• TASK DETAILS:
The listing below must be repeated word for word, with its images excluded.

• DATASET EXTRACT:

## START

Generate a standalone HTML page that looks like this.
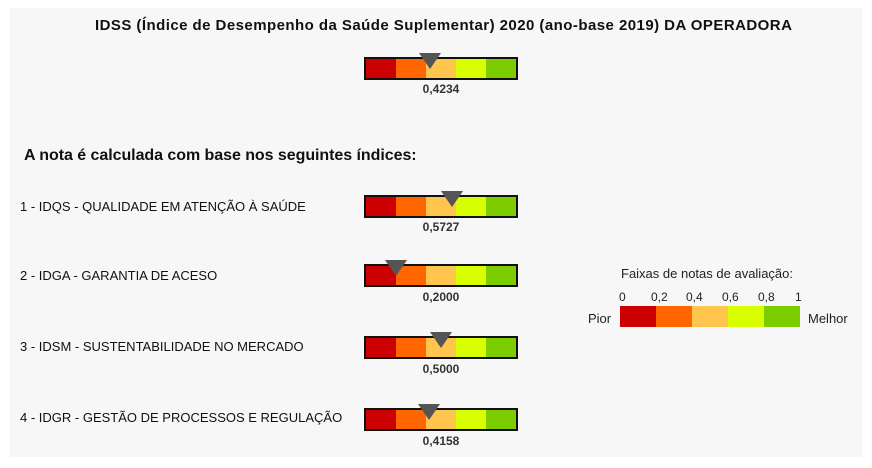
<!DOCTYPE html>
<html><head><meta charset="utf-8"><style>
body{margin:0;width:872px;height:468px;background:#fff;font-family:"Liberation Sans",Arial,sans-serif;position:relative;overflow:hidden;color:#111}
#p{position:absolute;left:10px;top:8px;width:852px;height:449px;background:#f7f7f7}
.a{position:absolute;white-space:nowrap}
.bar{position:absolute;left:364px;width:150px;height:19px;border:2px solid #111;display:flex}
.bar i,.leg i{flex:1}
.c1{background:#cc0000}.c2{background:#ff6600}.c3{background:#ffc54f}.c4{background:#d8ff00}.c5{background:#7dcc00}
.tri{position:absolute;width:0;height:0;border-left:11px solid transparent;border-right:11px solid transparent;border-top:16px solid #555}
.v{position:absolute;left:364px;width:154px;text-align:center;font-weight:bold;font-size:12px;color:#333}
.lab{position:absolute;left:20px;font-size:13px;letter-spacing:0px;color:#111}
</style></head><body>
<div id="p"></div>
<div class="a" style="left:95px;top:17px;font-weight:bold;font-size:15px;letter-spacing:0.45px">IDSS (Índice de Desempenho da Saúde Suplementar) 2020 (ano-base 2019) DA OPERADORA</div>

<div class="bar" style="top:57px"><i class="c1"></i><i class="c2"></i><i class="c3"></i><i class="c4"></i><i class="c5"></i></div>
<div class="tri" style="left:419px;top:53px"></div>
<div class="v" style="top:82px">0,4234</div>

<div class="a" style="left:24px;top:147px;font-weight:bold;font-size:16px;letter-spacing:-0.05px">A nota é calculada com base nos seguintes índices:</div>

<div class="lab" style="top:199px">1 - IDQS - QUALIDADE EM ATENÇÃO À SAÚDE</div>
<div class="bar" style="top:195px"><i class="c1"></i><i class="c2"></i><i class="c3"></i><i class="c4"></i><i class="c5"></i></div>
<div class="tri" style="left:441px;top:191px"></div>
<div class="v" style="top:220px">0,5727</div>

<div class="lab" style="top:268px">2 - IDGA - GARANTIA DE ACESO</div>
<div class="bar" style="top:264px"><i class="c1"></i><i class="c2"></i><i class="c3"></i><i class="c4"></i><i class="c5"></i></div>
<div class="tri" style="left:385px;top:260px"></div>
<div class="v" style="top:290px">0,2000</div>

<div class="lab" style="top:339px">3 - IDSM - SUSTENTABILIDADE NO MERCADO</div>
<div class="bar" style="top:336px"><i class="c1"></i><i class="c2"></i><i class="c3"></i><i class="c4"></i><i class="c5"></i></div>
<div class="tri" style="left:430px;top:332px"></div>
<div class="v" style="top:362px">0,5000</div>

<div class="lab" style="top:410px">4 - IDGR - GESTÃO DE PROCESSOS E REGULAÇÃO</div>
<div class="bar" style="top:408px"><i class="c1"></i><i class="c2"></i><i class="c3"></i><i class="c4"></i><i class="c5"></i></div>
<div class="tri" style="left:418px;top:404px"></div>
<div class="v" style="top:434px">0,4158</div>

<div class="a" style="left:621px;top:266px;font-size:13px;color:#222">Faixas de notas de avaliação:</div>
<div class="a" style="left:619px;top:290px;font-size:12px;color:#222">0</div>
<div class="a" style="left:651px;top:290px;font-size:12px;color:#222">0,2</div>
<div class="a" style="left:686px;top:290px;font-size:12px;color:#222">0,4</div>
<div class="a" style="left:722px;top:290px;font-size:12px;color:#222">0,6</div>
<div class="a" style="left:758px;top:290px;font-size:12px;color:#222">0,8</div>
<div class="a" style="left:795px;top:290px;font-size:12px;color:#222">1</div>
<div class="a" style="left:588px;top:311px;font-size:13px;color:#222">Pior</div>
<div class="leg" style="position:absolute;left:620px;top:306px;width:180px;height:21px;display:flex"><i class="c1"></i><i class="c2"></i><i class="c3"></i><i class="c4"></i><i class="c5"></i></div>
<div class="a" style="left:808px;top:311px;font-size:13px;color:#222">Melhor</div>
</body></html>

## END

• FULL OUTPUT:
Generate a standalone HTML page that looks like this.
<!DOCTYPE html>
<html><head><meta charset="utf-8"><style>
body{margin:0;width:872px;height:468px;background:#fff;font-family:"Liberation Sans",Arial,sans-serif;position:relative;overflow:hidden;color:#111}
#p{position:absolute;left:10px;top:8px;width:852px;height:449px;background:#f7f7f7}
.a{position:absolute;white-space:nowrap}
.bar{position:absolute;left:364px;width:150px;height:19px;border:2px solid #111;display:flex}
.bar i,.leg i{flex:1}
.c1{background:#cc0000}.c2{background:#ff6600}.c3{background:#ffc54f}.c4{background:#d8ff00}.c5{background:#7dcc00}
.tri{position:absolute;width:0;height:0;border-left:11px solid transparent;border-right:11px solid transparent;border-top:16px solid #555}
.v{position:absolute;left:364px;width:154px;text-align:center;font-weight:bold;font-size:12px;color:#333}
.lab{position:absolute;left:20px;font-size:13px;letter-spacing:0px;color:#111}
</style></head><body>
<div id="p"></div>
<div class="a" style="left:95px;top:17px;font-weight:bold;font-size:15px;letter-spacing:0.45px">IDSS (Índice de Desempenho da Saúde Suplementar) 2020 (ano-base 2019) DA OPERADORA</div>

<div class="bar" style="top:57px"><i class="c1"></i><i class="c2"></i><i class="c3"></i><i class="c4"></i><i class="c5"></i></div>
<div class="tri" style="left:419px;top:53px"></div>
<div class="v" style="top:82px">0,4234</div>

<div class="a" style="left:24px;top:147px;font-weight:bold;font-size:16px;letter-spacing:-0.05px">A nota é calculada com base nos seguintes índices:</div>

<div class="lab" style="top:199px">1 - IDQS - QUALIDADE EM ATENÇÃO À SAÚDE</div>
<div class="bar" style="top:195px"><i class="c1"></i><i class="c2"></i><i class="c3"></i><i class="c4"></i><i class="c5"></i></div>
<div class="tri" style="left:441px;top:191px"></div>
<div class="v" style="top:220px">0,5727</div>

<div class="lab" style="top:268px">2 - IDGA - GARANTIA DE ACESO</div>
<div class="bar" style="top:264px"><i class="c1"></i><i class="c2"></i><i class="c3"></i><i class="c4"></i><i class="c5"></i></div>
<div class="tri" style="left:385px;top:260px"></div>
<div class="v" style="top:290px">0,2000</div>

<div class="lab" style="top:339px">3 - IDSM - SUSTENTABILIDADE NO MERCADO</div>
<div class="bar" style="top:336px"><i class="c1"></i><i class="c2"></i><i class="c3"></i><i class="c4"></i><i class="c5"></i></div>
<div class="tri" style="left:430px;top:332px"></div>
<div class="v" style="top:362px">0,5000</div>

<div class="lab" style="top:410px">4 - IDGR - GESTÃO DE PROCESSOS E REGULAÇÃO</div>
<div class="bar" style="top:408px"><i class="c1"></i><i class="c2"></i><i class="c3"></i><i class="c4"></i><i class="c5"></i></div>
<div class="tri" style="left:418px;top:404px"></div>
<div class="v" style="top:434px">0,4158</div>

<div class="a" style="left:621px;top:266px;font-size:13px;color:#222">Faixas de notas de avaliação:</div>
<div class="a" style="left:619px;top:290px;font-size:12px;color:#222">0</div>
<div class="a" style="left:651px;top:290px;font-size:12px;color:#222">0,2</div>
<div class="a" style="left:686px;top:290px;font-size:12px;color:#222">0,4</div>
<div class="a" style="left:722px;top:290px;font-size:12px;color:#222">0,6</div>
<div class="a" style="left:758px;top:290px;font-size:12px;color:#222">0,8</div>
<div class="a" style="left:795px;top:290px;font-size:12px;color:#222">1</div>
<div class="a" style="left:588px;top:311px;font-size:13px;color:#222">Pior</div>
<div class="leg" style="position:absolute;left:620px;top:306px;width:180px;height:21px;display:flex"><i class="c1"></i><i class="c2"></i><i class="c3"></i><i class="c4"></i><i class="c5"></i></div>
<div class="a" style="left:808px;top:311px;font-size:13px;color:#222">Melhor</div>
</body></html>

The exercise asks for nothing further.